REQUEST
An exact copy of all the data is required, with pictures left out.
— begin DATA SECTION —
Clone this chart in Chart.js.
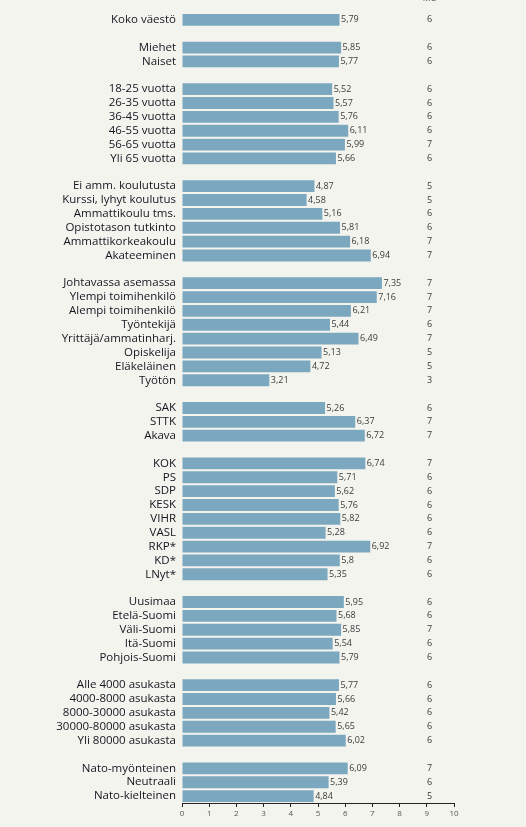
<!DOCTYPE html>
<html>
<head>
<meta charset="utf-8">
<script src="https://cdn.jsdelivr.net/npm/chart.js@4/dist/chart.umd.min.js"></script>
<style>
  html, body { margin: 0; padding: 0; background: #f4f4ef; }
  #wrap { width: 526px; height: 827px; }
</style>
</head>
<body>
<div id="wrap"><canvas id="chart"></canvas></div>
<script>
// Groups are separated by an empty row ('' / null)
const categories = [
    'Koko väestö', '',
    'Miehet', 'Naiset', '',
    '18-25 vuotta', '26-35 vuotta', '36-45 vuotta', '46-55 vuotta', '56-65 vuotta', 'Yli 65 vuotta', '',
    'Ei amm. koulutusta', 'Kurssi, lyhyt koulutus', 'Ammattikoulu tms.', 'Opistotason tutkinto', 'Ammattikorkeakoulu', 'Akateeminen', '',
    'Johtavassa asemassa', 'Ylempi toimihenkilö', 'Alempi toimihenkilö', 'Työntekijä', 'Yrittäjä/ammatinharj.', 'Opiskelija', 'Eläkeläinen', 'Työtön', '',
    'SAK', 'STTK', 'Akava', '',
    'KOK', 'PS', 'SDP', 'KESK', 'VIHR', 'VASL', 'RKP*', 'KD*', 'LNyt*', '',
    'Uusimaa', 'Etelä-Suomi', 'Väli-Suomi', 'Itä-Suomi', 'Pohjois-Suomi', '',
    'Alle 4000 asukasta', '4000-8000 asukasta', '8000-30000 asukasta', '30000-80000 asukasta', 'Yli 80000 asukasta', '',
    'Nato-myönteinen', 'Neutraali', 'Nato-kielteinen'
];
const means = [
    5.79, null,
    5.85, 5.77, null,
    5.52, 5.57, 5.76, 6.11, 5.99, 5.66, null,
    4.87, 4.58, 5.16, 5.81, 6.18, 6.94, null,
    7.35, 7.16, 6.21, 5.44, 6.49, 5.13, 4.72, 3.21, null,
    5.26, 6.37, 6.72, null,
    6.74, 5.71, 5.62, 5.76, 5.82, 5.28, 6.92, 5.8, 5.35, null,
    5.95, 5.68, 5.85, 5.54, 5.79, null,
    5.77, 5.66, 5.42, 5.65, 6.02, null,
    6.09, 5.39, 4.84
];
const medians = [
    6, null,
    6, 6, null,
    6, 6, 6, 6, 7, 6, null,
    5, 5, 6, 6, 7, 7, null,
    7, 7, 7, 6, 7, 5, 5, 3, null,
    6, 7, 7, null,
    7, 6, 6, 6, 6, 6, 7, 6, 6, null,
    6, 6, 7, 6, 6, null,
    6, 6, 6, 6, 6, null,
    7, 6, 5
];
const xTicks = [0, 1, 2, 3, 4, 5, 6, 7, 8, 9, 10];
const medianHeader = 'Md';

// value labels at bar ends + median column on the right
const labelPlugin = {
    id: 'labels',
    afterDatasetsDraw(chart) {
        const ctx = chart.ctx;
        const x = chart.scales.x;
        const meta = chart.getDatasetMeta(0);
        const medX = x.getPixelForValue(9.1);
        ctx.save();
        ctx.textBaseline = 'middle';
        meta.data.forEach((bar, i) => {
            if (means[i] === null) return;
            ctx.font = '9px "Open Sans", sans-serif';
            ctx.fillStyle = '#3a3a3a';
            ctx.textAlign = 'left';
            ctx.fillText(String(means[i]).replace('.', ','), bar.x + 1.5, bar.y);
            ctx.textAlign = 'center';
            ctx.fillText(String(medians[i]), medX, bar.y);
        });
        ctx.textBaseline = 'alphabetic';
        ctx.fillStyle = '#555';
        ctx.fillText(medianHeader, medX, 1);
        ctx.restore();
    }
};

new Chart(document.getElementById('chart'), {
    type: 'bar',
    data: {
        labels: categories,
        datasets: [{
            data: means,
            backgroundColor: '#7ba7bf',
            borderWidth: 0,
            barPercentage: 0.9,
            categoryPercentage: 0.95
        }]
    },
    options: {
        indexAxis: 'y',
        responsive: true,
        maintainAspectRatio: false,
        animation: false,
        layout: { padding: { top: 11, right: 72, bottom: 0, left: 0 } },
        plugins: {
            legend: { display: false },
            tooltip: { enabled: false }
        },
        scales: {
            y: {
                grid: { display: false, drawTicks: false },
                border: { display: false },
                ticks: {
                    autoSkip: false,
                    padding: 6,
                    color: '#15151f',
                    font: { family: '"Open Sans", sans-serif', size: 11.5 }
                },
                afterFit(scale) { scale.width = 182; }
            },
            x: {
                min: 0,
                max: 10,
                afterBuildTicks(scale) { scale.ticks = xTicks.map(v => ({ value: v })); },
                grid: { drawOnChartArea: false, drawTicks: true, tickLength: 4, color: '#222' },
                border: { display: true, color: '#222', width: 1 },
                ticks: {
                    padding: 2,
                    color: '#555',
                    font: { family: '"Open Sans", sans-serif', size: 8 }
                },
                afterFit(scale) { scale.height = 24; }
            }
        }
    },
    plugins: [labelPlugin]
});
</script>
</body>
</html>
— end DATA SECTION —
TASK ANSWER
Clone this chart in Chart.js.
<!DOCTYPE html>
<html>
<head>
<meta charset="utf-8">
<script src="https://cdn.jsdelivr.net/npm/chart.js@4/dist/chart.umd.min.js"></script>
<style>
  html, body { margin: 0; padding: 0; background: #f4f4ef; }
  #wrap { width: 526px; height: 827px; }
</style>
</head>
<body>
<div id="wrap"><canvas id="chart"></canvas></div>
<script>
// Groups are separated by an empty row ('' / null)
const categories = [
    'Koko väestö', '',
    'Miehet', 'Naiset', '',
    '18-25 vuotta', '26-35 vuotta', '36-45 vuotta', '46-55 vuotta', '56-65 vuotta', 'Yli 65 vuotta', '',
    'Ei amm. koulutusta', 'Kurssi, lyhyt koulutus', 'Ammattikoulu tms.', 'Opistotason tutkinto', 'Ammattikorkeakoulu', 'Akateeminen', '',
    'Johtavassa asemassa', 'Ylempi toimihenkilö', 'Alempi toimihenkilö', 'Työntekijä', 'Yrittäjä/ammatinharj.', 'Opiskelija', 'Eläkeläinen', 'Työtön', '',
    'SAK', 'STTK', 'Akava', '',
    'KOK', 'PS', 'SDP', 'KESK', 'VIHR', 'VASL', 'RKP*', 'KD*', 'LNyt*', '',
    'Uusimaa', 'Etelä-Suomi', 'Väli-Suomi', 'Itä-Suomi', 'Pohjois-Suomi', '',
    'Alle 4000 asukasta', '4000-8000 asukasta', '8000-30000 asukasta', '30000-80000 asukasta', 'Yli 80000 asukasta', '',
    'Nato-myönteinen', 'Neutraali', 'Nato-kielteinen'
];
const means = [
    5.79, null,
    5.85, 5.77, null,
    5.52, 5.57, 5.76, 6.11, 5.99, 5.66, null,
    4.87, 4.58, 5.16, 5.81, 6.18, 6.94, null,
    7.35, 7.16, 6.21, 5.44, 6.49, 5.13, 4.72, 3.21, null,
    5.26, 6.37, 6.72, null,
    6.74, 5.71, 5.62, 5.76, 5.82, 5.28, 6.92, 5.8, 5.35, null,
    5.95, 5.68, 5.85, 5.54, 5.79, null,
    5.77, 5.66, 5.42, 5.65, 6.02, null,
    6.09, 5.39, 4.84
];
const medians = [
    6, null,
    6, 6, null,
    6, 6, 6, 6, 7, 6, null,
    5, 5, 6, 6, 7, 7, null,
    7, 7, 7, 6, 7, 5, 5, 3, null,
    6, 7, 7, null,
    7, 6, 6, 6, 6, 6, 7, 6, 6, null,
    6, 6, 7, 6, 6, null,
    6, 6, 6, 6, 6, null,
    7, 6, 5
];
const xTicks = [0, 1, 2, 3, 4, 5, 6, 7, 8, 9, 10];
const medianHeader = 'Md';

// value labels at bar ends + median column on the right
const labelPlugin = {
    id: 'labels',
    afterDatasetsDraw(chart) {
        const ctx = chart.ctx;
        const x = chart.scales.x;
        const meta = chart.getDatasetMeta(0);
        const medX = x.getPixelForValue(9.1);
        ctx.save();
        ctx.textBaseline = 'middle';
        meta.data.forEach((bar, i) => {
            if (means[i] === null) return;
            ctx.font = '9px "Open Sans", sans-serif';
            ctx.fillStyle = '#3a3a3a';
            ctx.textAlign = 'left';
            ctx.fillText(String(means[i]).replace('.', ','), bar.x + 1.5, bar.y);
            ctx.textAlign = 'center';
            ctx.fillText(String(medians[i]), medX, bar.y);
        });
        ctx.textBaseline = 'alphabetic';
        ctx.fillStyle = '#555';
        ctx.fillText(medianHeader, medX, 1);
        ctx.restore();
    }
};

new Chart(document.getElementById('chart'), {
    type: 'bar',
    data: {
        labels: categories,
        datasets: [{
            data: means,
            backgroundColor: '#7ba7bf',
            borderWidth: 0,
            barPercentage: 0.9,
            categoryPercentage: 0.95
        }]
    },
    options: {
        indexAxis: 'y',
        responsive: true,
        maintainAspectRatio: false,
        animation: false,
        layout: { padding: { top: 11, right: 72, bottom: 0, left: 0 } },
        plugins: {
            legend: { display: false },
            tooltip: { enabled: false }
        },
        scales: {
            y: {
                grid: { display: false, drawTicks: false },
                border: { display: false },
                ticks: {
                    autoSkip: false,
                    padding: 6,
                    color: '#15151f',
                    font: { family: '"Open Sans", sans-serif', size: 11.5 }
                },
                afterFit(scale) { scale.width = 182; }
            },
            x: {
                min: 0,
                max: 10,
                afterBuildTicks(scale) { scale.ticks = xTicks.map(v => ({ value: v })); },
                grid: { drawOnChartArea: false, drawTicks: true, tickLength: 4, color: '#222' },
                border: { display: true, color: '#222', width: 1 },
                ticks: {
                    padding: 2,
                    color: '#555',
                    font: { family: '"Open Sans", sans-serif', size: 8 }
                },
                afterFit(scale) { scale.height = 24; }
            }
        }
    },
    plugins: [labelPlugin]
});
</script>
</body>
</html>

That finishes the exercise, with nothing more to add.